Le texte de l’article 93 ne présente pas sur ce point toute la clarté désirable ; il dit que « le recours » doit être déposé ; mais, ainsi que nous venons de le voir, le recours comprend deux actes successifs, la déclaration et la requête ; or, l’article 93 ne dit pas s’il s’agit de l’un ou de l’autre, ou si les deux ensemble sont confondus en un seul et même acte pour les affaires dispensées du ministère d’avocat. Cette dernière interprétation a d’abord été admise par le ministère des colonies qui a transmis au Conseil d’État plusieurs recours consistant uniquement en une expédition de la déclaration en recours, ou bien en une requête en recours. Elle a paru acceptée, du moins implicitement, par un arrêt qui a statué sur un pourvoi en matière électorale introduit par une requête non précédée d’une déclaration en recours (2. Conseil d’État, 12 mars 1886, élection de Salazie.).
Mais, après un nouvel examen de la question, la solution contraire a prévalu, et le Conseil d’État décide actuellement que l’article 93 du décret de 1881 ne déroge pas à la règle générale exigeant deux actes distincts, la déclaration et le recours (3. Conseil d’État, 30 novembre 1888, élection de Lamentin (conseil général de la Guadeloupe) ; — 11 janvier 1889, Élection de Thoré.— Cette solution était précédemment résultée de communications faites par la section du contentieux au sous-secrétaire d’État des colonies, qui avaient provoqué une circulaire de ce chef de service en date du 20 mai 1887, rappelant la nécessité de la double formalité requise pour l’introduction des pourvois.).
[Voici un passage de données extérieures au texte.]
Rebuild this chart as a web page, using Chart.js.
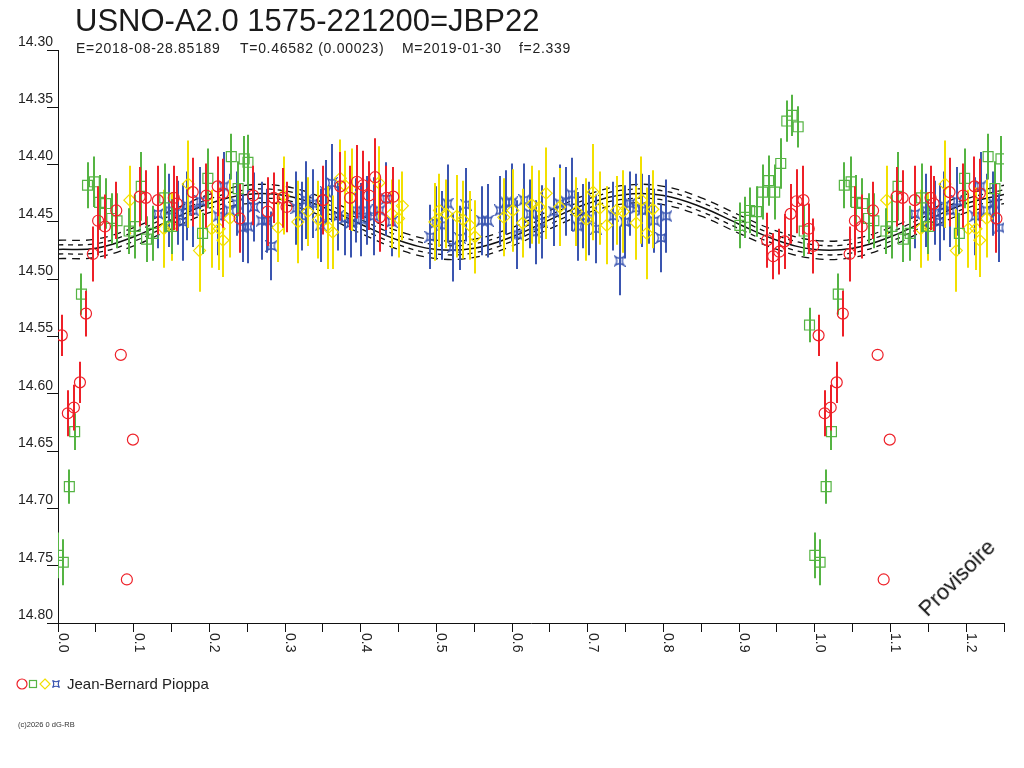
<!DOCTYPE html>
<html>
<head>
<meta charset="utf-8">
<script src="https://cdn.jsdelivr.net/npm/chart.js@4.4.1/dist/chart.umd.min.js"></script>
<style>
  body { margin: 0; background: #fff; font-family: "Liberation Sans", Arial, sans-serif; color: #222; }
  #wrap { position: relative; width: 1024px; height: 768px; overflow: hidden; }
  #lc { position: absolute; left: 0; top: 0; }
  .t { position: absolute; white-space: pre; line-height: 1; }
  .sub { font-size: 14px; letter-spacing: 0.7px; top: 41px; }
</style>
</head>
<body>
<div id="wrap">
  <canvas id="lc" width="1024" height="768"></canvas>
  <div class="t" style="left:75px;top:5px;font-size:31px;color:#1a1a1a">USNO-A2.0 1575-221200=JBP22</div>
  <div class="t sub" style="left:76px">E=2018-08-28.85189</div>
  <div class="t sub" style="left:240px">T=0.46582 (0.00023)</div>
  <div class="t sub" style="left:402px">M=2019-01-30</div>
  <div class="t sub" style="left:519px">f=2.339</div>
  <svg style="position:absolute;left:14px;top:676px" width="52" height="16">
    <circle cx="8" cy="8" r="5" fill="none" stroke="#ee2028" stroke-width="1.2"/>
    <rect x="15.5" y="4.5" width="7" height="7" fill="none" stroke="#55b443" stroke-width="1.2"/>
    <path d="M31 3 L36 8 L31 13 L26 8 Z" fill="none" stroke="#f2e000" stroke-width="1.2"/>
    <path d="M38.5 4.5 Q42 7 45.5 4.5 Q43 8 45.5 11.5 Q42 9 38.5 11.5 Q41 8 38.5 4.5 Z" fill="none" stroke="#3a55b0" stroke-width="1.2"/>
  </svg>
  <div class="t" style="left:67px;top:676px;font-size:15px">Jean-Bernard Pioppa</div>
  <div class="t" style="left:18px;top:721px;font-size:7.5px;color:#333">(c)2026 0 dG-RB</div>
  <div class="t" style="left:957px;top:578px;font-size:22px;color:#111;transform:translate(-50%,-50%) rotate(-45deg)">Provisoire</div>
</div>
<script>
// phase-folded light curve, magnitudes
const redPhase = [0.005,0.013,0.021,0.029,0.037,0.046,0.053,0.062,0.077,0.083,0.091,0.099,0.108,0.116,0.132,0.153,0.157,0.178,0.196,0.211,0.218,0.240,0.258,0.277,0.285,0.297,0.302,0.350,0.373,0.386,0.395,0.403,0.411,0.419,0.425,0.434,0.443,0.937,0.945,0.953,0.960,0.968,0.976,0.985,0.992,0.998];
const redMag = [14.549,14.617,14.612,14.590,14.530,14.478,14.449,14.454,14.440,14.566,14.762,14.640,14.428,14.429,14.431,14.429,14.434,14.424,14.427,14.419,14.425,14.447,14.427,14.441,14.429,14.429,14.437,14.431,14.419,14.429,14.415,14.418,14.427,14.411,14.446,14.429,14.428,14.466,14.480,14.476,14.467,14.443,14.432,14.431,14.456,14.471];
const redErr = [0.018,0.020,0.020,0.018,0.020,0.024,0.030,0.028,0.025,0,0,0,0.026,0.024,0.030,0.028,0.024,0.030,0.028,0.026,0.030,0.030,0.026,0.030,0.022,0.026,0.022,0.030,0.030,0.028,0.032,0.030,0.030,0.034,0.030,0.028,0.026,0.024,0.020,0.020,0.024,0.026,0.028,0.030,0.022,0.024];

const greenPhase = [0.000,0.007,0.015,0.022,0.031,0.039,0.048,0.055,0.063,0.071,0.078,0.094,0.102,0.110,0.117,0.126,0.141,0.150,0.191,0.198,0.229,0.238,0.246,0.251,0.901,0.908,0.914,0.923,0.931,0.939,0.947,0.955,0.963,0.970,0.978,0.986,0.993];
const greenMag = [14.741,14.747,14.681,14.633,14.513,14.418,14.415,14.433,14.434,14.447,14.449,14.458,14.454,14.419,14.465,14.460,14.429,14.454,14.460,14.412,14.393,14.421,14.395,14.398,14.453,14.446,14.440,14.441,14.424,14.414,14.424,14.399,14.362,14.357,14.367,14.458,14.540];
const greenErr = [0.020,0.020,0.015,0.016,0.018,0.020,0.022,0.024,0.022,0.022,0.024,0.020,0.028,0.030,0.020,0.024,0.030,0.024,0.018,0.026,0.020,0.024,0.020,0.024,0.020,0.018,0.020,0.022,0.024,0.022,0.024,0.022,0.018,0.018,0.018,0.022,0.015];

const yellowPhase = [0.095,0.140,0.150,0.172,0.187,0.203,0.213,0.218,0.227,0.291,0.298,0.317,0.330,0.344,0.357,0.363,0.373,0.379,0.388,0.424,0.441,0.450,0.455,0.498,0.504,0.513,0.527,0.535,0.544,0.551,0.589,0.601,0.614,0.626,0.636,0.645,0.663,0.685,0.698,0.707,0.716,0.725,0.738,0.747,0.764,0.771,0.778,0.786];
const yellowMag = [14.431,14.456,14.454,14.417,14.475,14.456,14.456,14.466,14.447,14.455,14.427,14.450,14.441,14.448,14.455,14.459,14.412,14.418,14.422,14.416,14.443,14.447,14.436,14.450,14.440,14.443,14.445,14.448,14.453,14.463,14.446,14.440,14.451,14.435,14.437,14.425,14.437,14.441,14.448,14.424,14.438,14.453,14.440,14.441,14.451,14.431,14.460,14.439];
const yellowErr = [0.030,0.034,0.030,0.038,0.036,0.034,0.036,0.032,0.034,0.030,0.034,0.036,0.030,0.034,0.036,0.032,0.034,0.030,0.036,0.032,0.030,0.034,0.030,0.034,0.032,0.030,0.036,0.034,0.030,0.032,0.034,0.036,0.030,0.034,0.032,0.040,0.034,0.030,0.036,0.042,0.032,0.034,0.030,0.036,0.032,0.038,0.040,0.034];

const bluePhase = [0.132,0.147,0.159,0.165,0.171,0.179,0.188,0.212,0.219,0.227,0.236,0.244,0.251,0.259,0.269,0.276,0.282,0.315,0.323,0.328,0.337,0.347,0.354,0.362,0.370,0.379,0.387,0.394,0.401,0.408,0.417,0.425,0.434,0.441,0.492,0.499,0.508,0.515,0.522,0.531,0.539,0.560,0.568,0.584,0.592,0.600,0.607,0.616,0.624,0.631,0.639,0.655,0.663,0.671,0.679,0.687,0.694,0.702,0.711,0.734,0.742,0.749,0.756,0.764,0.772,0.781,0.788,0.797,0.804];
const blueMag = [14.443,14.440,14.442,14.450,14.436,14.440,14.432,14.445,14.419,14.440,14.434,14.455,14.454,14.437,14.449,14.449,14.471,14.438,14.445,14.431,14.434,14.453,14.424,14.416,14.445,14.447,14.451,14.440,14.448,14.440,14.445,14.440,14.430,14.450,14.463,14.451,14.453,14.434,14.472,14.464,14.435,14.449,14.449,14.440,14.433,14.433,14.461,14.431,14.443,14.459,14.450,14.441,14.434,14.432,14.426,14.454,14.445,14.447,14.456,14.445,14.484,14.450,14.434,14.438,14.440,14.439,14.449,14.464,14.445];
const blueErr = [0.030,0.032,0.028,0.034,0.030,0.032,0.030,0.034,0.030,0.032,0.028,0.030,0.032,0.030,0.034,0.028,0.030,0.032,0.030,0.034,0.030,0.032,0.028,0.034,0.030,0.032,0.030,0.028,0.032,0.030,0.034,0.030,0.032,0.030,0.028,0.032,0.030,0.034,0.030,0.028,0.032,0.030,0.032,0.030,0.028,0.034,0.030,0.032,0.030,0.028,0.032,0.030,0.034,0.030,0.032,0.030,0.028,0.032,0.030,0.030,0.030,0.032,0.028,0.030,0.032,0.030,0.028,0.030,0.032];

// model curve and its +/- bands
const curvePhase = [0,0.05,0.10,0.15,0.20,0.25,0.30,0.35,0.40,0.45,0.50,0.55,0.60,0.65,0.70,0.75,0.80,0.85,0.90,0.95,1.00,1.05,1.10,1.15,1.20,1.25];
const curveMag = [14.474,14.473,14.463,14.448,14.434,14.426,14.427,14.437,14.452,14.466,14.474,14.473,14.463,14.448,14.434,14.426,14.427,14.437,14.452,14.466,14.474,14.473,14.463,14.448,14.434,14.426];
const bandOffsets = [0.004, 0.008];

const xTickLabels = ['0.0','0.1','0.2','0.3','0.4','0.5','0.6','0.7','0.8','0.9','1.0','1.1','1.2'];
const phaseRepeat = 0.25;

const FONT = '"Liberation Sans", Arial, sans-serif';

// points with phase < 0.25 are shown again one cycle later
function fold(phase, mag, err) {
    const pts = [], errs = [];
    phase.forEach((p, i) => { pts.push({x: p, y: mag[i]}); errs.push(err[i]); });
    phase.forEach((p, i) => {
        if (p < phaseRepeat) { pts.push({x: p + 1, y: mag[i]}); errs.push(err[i]); }
    });
    return {pts, errs};
}

function starSymbol(color) {
    const c = document.createElement('canvas');
    c.width = 12; c.height = 12;
    const g = c.getContext('2d');
    g.strokeStyle = color;
    g.lineWidth = 1.3;
    g.beginPath();
    g.moveTo(1.5, 1.5);
    g.quadraticCurveTo(6, 5, 10.5, 1.5);
    g.quadraticCurveTo(7, 6, 10.5, 10.5);
    g.quadraticCurveTo(6, 7, 1.5, 10.5);
    g.quadraticCurveTo(5, 6, 1.5, 1.5);
    g.closePath();
    g.stroke();
    return c;
}

const RED = '#ee2028', GREEN = '#55b443', YELLOW = '#f2e000', BLUE = '#3a55b0';

function series(phase, mag, err, color, style, radius) {
    const f = fold(phase, mag, err);
    return {
        data: f.pts,
        errors: f.errs,
        borderColor: color,
        backgroundColor: 'rgba(0,0,0,0)',
        pointStyle: style,
        pointRadius: radius,
        pointBorderWidth: 1.2,
        showLine: false
    };
}

function curve(offset, dash, width) {
    return {
        data: curvePhase.map((p, i) => ({x: p, y: curveMag[i] + offset})),
        borderColor: '#111',
        borderWidth: width,
        borderDash: dash,
        pointRadius: 0,
        showLine: true,
        tension: 0.4,
        fill: false
    };
}

// vertical error bars, drawn just under each series' markers
const errorBars = {
    id: 'errorBars',
    beforeDatasetDraw(chart, args) {
        const ds = chart.data.datasets[args.index];
        if (!ds.errors) return;
        const {ctx, chartArea} = chart;
        const x = chart.scales.x, y = chart.scales.y;
        ctx.save();
        ctx.beginPath();
        ctx.rect(chartArea.left, chartArea.top, chartArea.right - chartArea.left, chartArea.bottom - chartArea.top);
        ctx.clip();
        ctx.strokeStyle = ds.borderColor;
        ctx.lineWidth = 2;
        ds.data.forEach((p, i) => {
            if (!ds.errors[i]) return;
            const px = Math.round(x.getPixelForValue(p.x));
            ctx.beginPath();
            ctx.moveTo(px, y.getPixelForValue(p.y - ds.errors[i]));
            ctx.lineTo(px, y.getPixelForValue(p.y + ds.errors[i]));
            ctx.stroke();
        });
        ctx.restore();
    }
};

// x labels rotated to read top to bottom
const xLabels = {
    id: 'xLabels',
    afterDraw(chart) {
        const {ctx} = chart;
        const x = chart.scales.x;
        ctx.save();
        ctx.fillStyle = '#222';
        ctx.font = '14px ' + FONT;
        ctx.textAlign = 'left';
        ctx.textBaseline = 'alphabetic';
        xTickLabels.forEach(l => {
            const px = x.getPixelForValue(parseFloat(l));
            ctx.save();
            ctx.translate(px + 1, x.bottom - 30);
            ctx.rotate(Math.PI / 2);
            ctx.fillText(l, 0, 0);
            ctx.restore();
        });
        ctx.restore();
    }
};

const datasets = [
    series(redPhase, redMag, redErr, RED, 'circle', 5.5),
    series(greenPhase, greenMag, greenErr, GREEN, 'rect', 7),
    series(yellowPhase, yellowMag, yellowErr, YELLOW, 'rectRot', 6),
    series(bluePhase, blueMag, blueErr, BLUE, starSymbol(BLUE), 6),
    curve(-bandOffsets[1], [8, 6], 1.3),
    curve(-bandOffsets[0], [5, 5], 1.3),
    curve(0, [], 1.5),
    curve(bandOffsets[0], [5, 5], 1.3),
    curve(bandOffsets[1], [8, 6], 1.3)
];

new Chart(document.getElementById('lc'), {
    type: 'scatter',
    data: {datasets: datasets},
    plugins: [errorBars, xLabels],
    options: {
        responsive: false,
        animation: false,
        devicePixelRatio: 1,
        layout: {padding: {left: 0, right: 20, top: 50, bottom: 105}},
        plugins: {legend: {display: false}, tooltip: {enabled: false}},
        scales: {
            x: {
                type: 'linear',
                min: 0,
                max: 1.25,
                ticks: {stepSize: 0.05, display: false},
                grid: {drawOnChartArea: false, drawTicks: true, tickLength: 9, color: '#111'},
                border: {color: '#111', width: 1},
                afterFit: s => { s.height = 40; }
            },
            y: {
                reverse: true,
                min: 14.30,
                max: 14.80,
                ticks: {
                    stepSize: 0.05,
                    padding: -6,
                    labelOffset: -8,
                    color: '#222',
                    font: {family: FONT, size: 14},
                    callback: v => v.toFixed(2)
                },
                grid: {drawOnChartArea: false, drawTicks: true, tickLength: 11, color: '#111'},
                border: {color: '#111', width: 1},
                afterFit: s => { s.width = 58; }
            }
        }
    }
});
</script>
</body>
</html>
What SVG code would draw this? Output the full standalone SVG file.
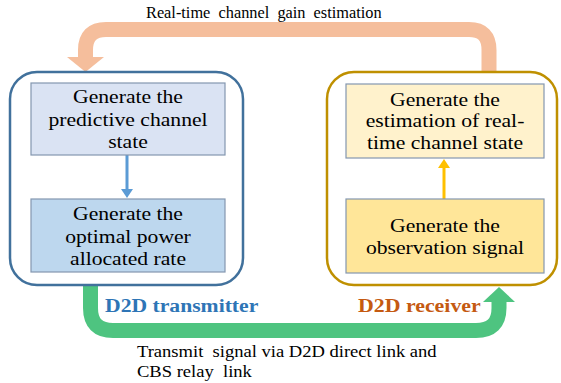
<svg xmlns="http://www.w3.org/2000/svg" width="561" height="383" viewBox="0 0 561 383">
<defs>
<style>
text{font-family:'Liberation Serif','DejaVu Serif',serif;fill:#000;}
.bx{font-size:19px;text-anchor:middle;}
.lbl{font-size:19px;font-weight:bold;}
.cap{font-size:16px;white-space:pre;}
.inner{stroke:#8497B0;stroke-width:1.2;}
</style>
</defs>
<rect width="561" height="383" fill="#fff"/>
<g id="connectors">
<path d="M489 74 V50 Q489 29.5 469 29.5 H106 Q85.5 29.5 85.5 50 V57" fill="none" stroke="#F5BE9C" stroke-width="15"/>
<polygon points="67,57 104,57 85.5,72" fill="#F5BE9C"/>
<path d="M90.5 285 V308 Q90.5 330.5 113 330.5 H476 Q499 330.5 499 308 V301" fill="none" stroke="#4EC480" stroke-width="15"/>
<polygon points="483,302 515,302 499,287" fill="#4EC480"/>
</g>
<g id="transmitter">
<rect x="10" y="72" width="233" height="213" rx="27" fill="#fff" stroke="#41719C" stroke-width="2.5"/>
<text class="lbl" font-family="Liberation Serif, serif" style="fill:#2E75B6" transform="translate(105 311.5) scale(1.14 1)">D2D transmitter</text>
</g>
<g id="receiver">
<rect x="327" y="72" width="230" height="213" rx="27" fill="#fff" stroke="#BF9000" stroke-width="2.5"/>
<text class="lbl" font-family="Liberation Serif, serif" style="fill:#C55A11" transform="translate(358 312) scale(1.15 1)">D2D receiver</text>
</g>
<g id="connectors-inner">
<line x1="127" y1="155" x2="127" y2="190" stroke="#5B9BD5" stroke-width="3"/>
<polygon points="121,189 133,189 127,198" fill="#5B9BD5"/>
<line x1="444" y1="199" x2="444" y2="167" stroke="#FFC000" stroke-width="3"/>
<polygon points="438,168 450,168 444,159" fill="#FFC000"/>
</g>
<g id="predict" font-family="Liberation Serif, serif">
<rect class="inner" x="31" y="83" width="194" height="72" fill="#DAE3F3"/>
<text class="bx" transform="translate(128 103) scale(1.14 1)">Generate the</text>
<text class="bx" transform="translate(128 125.5) scale(1.14 1)">predictive channel</text>
<text class="bx" transform="translate(128 147.5) scale(1.14 1)">state</text>
</g>
<g id="power" font-family="Liberation Serif, serif">
<rect class="inner" x="31" y="199" width="194" height="73" fill="#BDD7EE"/>
<text class="bx" transform="translate(128 220) scale(1.14 1)">Generate the</text>
<text class="bx" transform="translate(128 242.5) scale(1.14 1)">optimal power</text>
<text class="bx" transform="translate(128 265) scale(1.14 1)">allocated rate</text>
</g>
<g id="estimation" font-family="Liberation Serif, serif">
<rect class="inner" x="346" y="84" width="198" height="74" fill="#FFF2CC"/>
<text class="bx" transform="translate(445 105.5) scale(1.14 1)">Generate the</text>
<text class="bx" transform="translate(445 127) scale(1.14 1)">estimation of real-</text>
<text class="bx" transform="translate(445 149) scale(1.14 1)">time channel state</text>
</g>
<g id="observation" font-family="Liberation Serif, serif">
<rect class="inner" x="346" y="199" width="198" height="74" fill="#FFE699"/>
<text class="bx" transform="translate(445 231.5) scale(1.14 1)">Generate the</text>
<text class="bx" transform="translate(445 254) scale(1.14 1)">observation signal</text>
</g>
<g id="captions" font-family="Liberation Serif, serif">
<text class="cap" xml:space="preserve" transform="translate(146 17.5) scale(1.02 1)">Real-time  channel  gain  estimation</text>
<text class="cap" xml:space="preserve" transform="translate(137 357) scale(1.16 1)">Transmit  signal via D2D direct link and</text>
<text class="cap" xml:space="preserve" transform="translate(137 376.5) scale(1.16 1)">CBS relay  link</text>
</g>
</svg>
[393] Toutefois cette règle subit une exception, et la double formalité n’est pas nécessaire pour les pourvois en matière d’élections municipales formés dans les colonies où la loi du 5 avril 1884 a été rendue exécutoire. Les règles du pourvoi sont alors les mêmes dans ces colonies que dans la métropole, et elles sont déterminées par l’article 40 de la loi municipale de 1884 ; par suite, la déclaration en recours est inutile, et le pourvoi est valablement formé par le dépôt de la requête au secrétariat de la colonie (1. Conseil d’État, 11 janvier 1889, élection de Capesterre.).